WHAT THE EXERCISE ASKS: Take the lines of the data below from the very first through the line containing "p.ygrid.grid_line_width = 1.5" and output them exactly, pictures excluded.

INFORMATION SUPPLIED:
++++++

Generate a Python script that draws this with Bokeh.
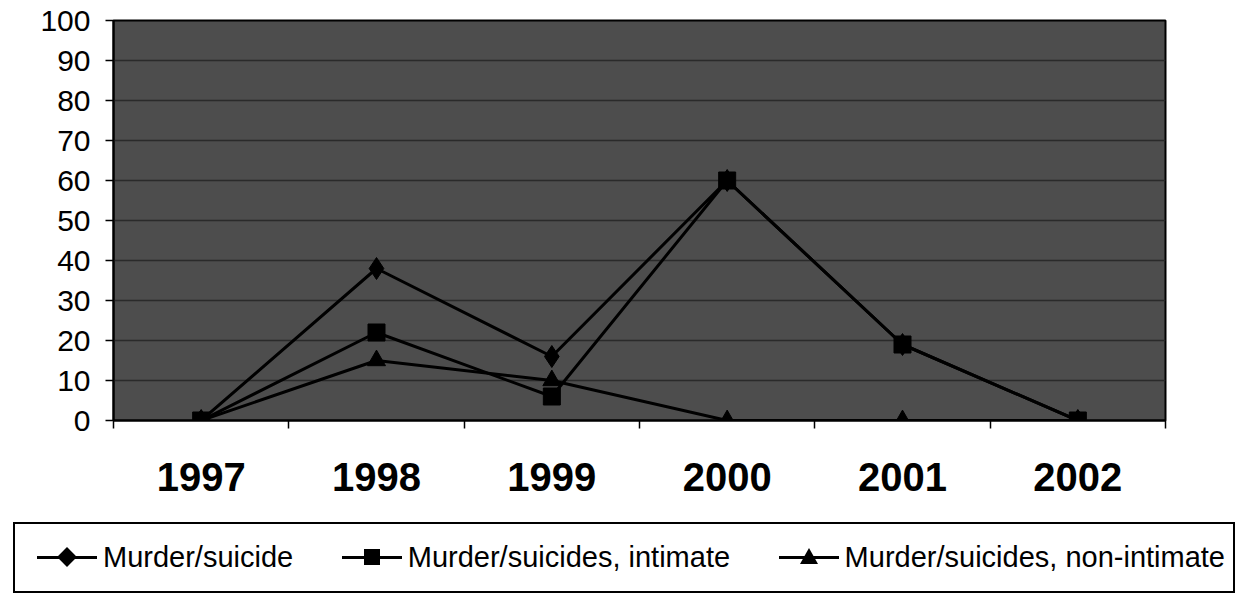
from bokeh.plotting import figure
from bokeh.layouts import column
from bokeh.models import (FactorRange, Range1d, LinearAxis, CategoricalAxis, FixedTicker,
                          ColumnDataSource, Div)
from bokeh.embed import file_html
from bokeh.resources import INLINE

years = ["1997", "1998", "1999", "2000", "2001", "2002"]
murder_suicide = [0, 38, 16, 60, 19, 0]
ms_intimate = [0, 22, 6, 60, 19, 0]
ms_non_intimate = [0, 15, 10, 0, 0, 0]
y_ticks = [0, 10, 20, 30, 40, 50, 60, 70, 80, 90, 100]
boundaries = [0, 1, 2, 3, 4, 5, 6]
series_names = ["Murder/suicide", "Murder/suicides, intimate", "Murder/suicides, non-intimate"]
series_markers = ["diamond", "square", "triangle"]

FONT = "Liberation Sans"
W = 1234

p = figure(width=W, height=513, x_range=FactorRange(*years), y_range=Range1d(0, 100),
           output_backend="svg", toolbar_location=None, x_axis_location=None,
           min_border_left=113, min_border_top=20, min_border_right=W - 1165, min_border_bottom=93)
p.background_fill_color = "#4d4d4d"
p.border_fill_color = "white"
p.outline_line_color = "black"
p.outline_line_width = 2

p.xgrid.grid_line_color = None
p.ygrid.ticker = FixedTicker(ticks=y_ticks)
p.ygrid.grid_line_color = "#2a2a2a"
p.ygrid.grid_line_width = 1.5

ya = p.yaxis[0]
ya.ticker = FixedTicker(ticks=y_ticks)
ya.axis_line_color = "black"
ya.axis_line_width = 2
ya.major_tick_out = 8
ya.major_tick_in = 0
ya.major_tick_line_width = 1.5
ya.minor_tick_line_color = None
ya.major_label_text_font = FONT
ya.major_label_text_font_size = "30px"
ya.major_label_text_color = "black"
ya.major_label_standoff = 15

# boundary ticks axis (category edges in synthetic coordinates)
tick_axis = LinearAxis(ticker=FixedTicker(ticks=boundaries))
tick_axis.axis_line_color = "black"
tick_axis.axis_line_width = 2
tick_axis.major_tick_out = 8
tick_axis.major_tick_in = 0
tick_axis.major_tick_line_width = 1.5
tick_axis.minor_tick_line_color = None
tick_axis.major_label_text_font_size = "1px"
tick_axis.major_label_text_alpha = 0
tick_axis.major_label_standoff = 0
p.add_layout(tick_axis, "below")

label_axis = CategoricalAxis()
label_axis.axis_line_color = None
label_axis.major_tick_line_color = None
label_axis.major_label_text_font = FONT
label_axis.major_label_text_font_style = "bold"
label_axis.major_label_text_font_size = "40px"
label_axis.major_label_text_color = "black"
label_axis.major_label_standoff = 28
p.add_layout(label_axis, "below")

src = ColumnDataSource(dict(year=years, a=murder_suicide, b=ms_intimate, c=ms_non_intimate))

p.line("year", "a", source=src, line_color="black", line_width=3)
p.scatter("year", "a", source=src, marker="diamond", size=22, fill_color="black", line_color="black")
p.line("year", "b", source=src, line_color="black", line_width=3)
p.scatter("year", "b", source=src, marker="square", size=17, fill_color="black", line_color="black")
p.line("year", "c", source=src, line_color="black", line_width=3)
p.scatter("year", "c", source=src, marker="triangle", size=18, fill_color="black", line_color="black")

# legend box below the x labels (HTML, real text)
def sample(shape):
    if shape == "diamond":
        mk = ('<span style="position:absolute;left:23px;top:7px;width:14px;height:14px;'
              'background:black;transform:rotate(45deg);"></span>')
    elif shape == "square":
        mk = ('<span style="position:absolute;left:22px;top:6px;width:16px;height:16px;'
              'background:black;"></span>')
    else:
        mk = ('<span style="position:absolute;left:21px;top:5px;width:0;height:0;'
              'border-left:9px solid transparent;border-right:9px solid transparent;'
              'border-bottom:16px solid black;"></span>')
    return ('<span style="position:relative;display:inline-block;width:60px;height:28px;">'
            '<span style="position:absolute;left:0;top:13px;width:60px;height:3px;background:black;"></span>'
            + mk + '</span>')

items_html = "".join(
    '<span style="display:inline-flex;align-items:center;">' + sample(mk)
    + '<span style="margin-left:6px;">' + name + '</span></span>'
    for name, mk in zip(series_names, series_markers))

legend_html = ('<div style="box-sizing:border-box;width:1222px;height:71px;margin-left:8px;'
               'margin-top:4px;border:2px solid black;background:white;display:flex;'
               'align-items:center;justify-content:space-between;padding:0 8px 0 22px;'
               "font-family:'Liberation Sans',Arial,sans-serif;font-size:29px;color:black;"
               'white-space:nowrap;">' + items_html + '</div>')

leg = Div(text=legend_html, width=W, height=80)

open("out.html", "w").write(file_html(column(p, leg), INLINE))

++++++

SOLUTION TO THIS PROBLEM:
Generate a Python script that draws this with Bokeh.
from bokeh.plotting import figure
from bokeh.layouts import column
from bokeh.models import (FactorRange, Range1d, LinearAxis, CategoricalAxis, FixedTicker,
                          ColumnDataSource, Div)
from bokeh.embed import file_html
from bokeh.resources import INLINE

years = ["1997", "1998", "1999", "2000", "2001", "2002"]
murder_suicide = [0, 38, 16, 60, 19, 0]
ms_intimate = [0, 22, 6, 60, 19, 0]
ms_non_intimate = [0, 15, 10, 0, 0, 0]
y_ticks = [0, 10, 20, 30, 40, 50, 60, 70, 80, 90, 100]
boundaries = [0, 1, 2, 3, 4, 5, 6]
series_names = ["Murder/suicide", "Murder/suicides, intimate", "Murder/suicides, non-intimate"]
series_markers = ["diamond", "square", "triangle"]

FONT = "Liberation Sans"
W = 1234

p = figure(width=W, height=513, x_range=FactorRange(*years), y_range=Range1d(0, 100),
           output_backend="svg", toolbar_location=None, x_axis_location=None,
           min_border_left=113, min_border_top=20, min_border_right=W - 1165, min_border_bottom=93)
p.background_fill_color = "#4d4d4d"
p.border_fill_color = "white"
p.outline_line_color = "black"
p.outline_line_width = 2

p.xgrid.grid_line_color = None
p.ygrid.ticker = FixedTicker(ticks=y_ticks)
p.ygrid.grid_line_color = "#2a2a2a"
p.ygrid.grid_line_width = 1.5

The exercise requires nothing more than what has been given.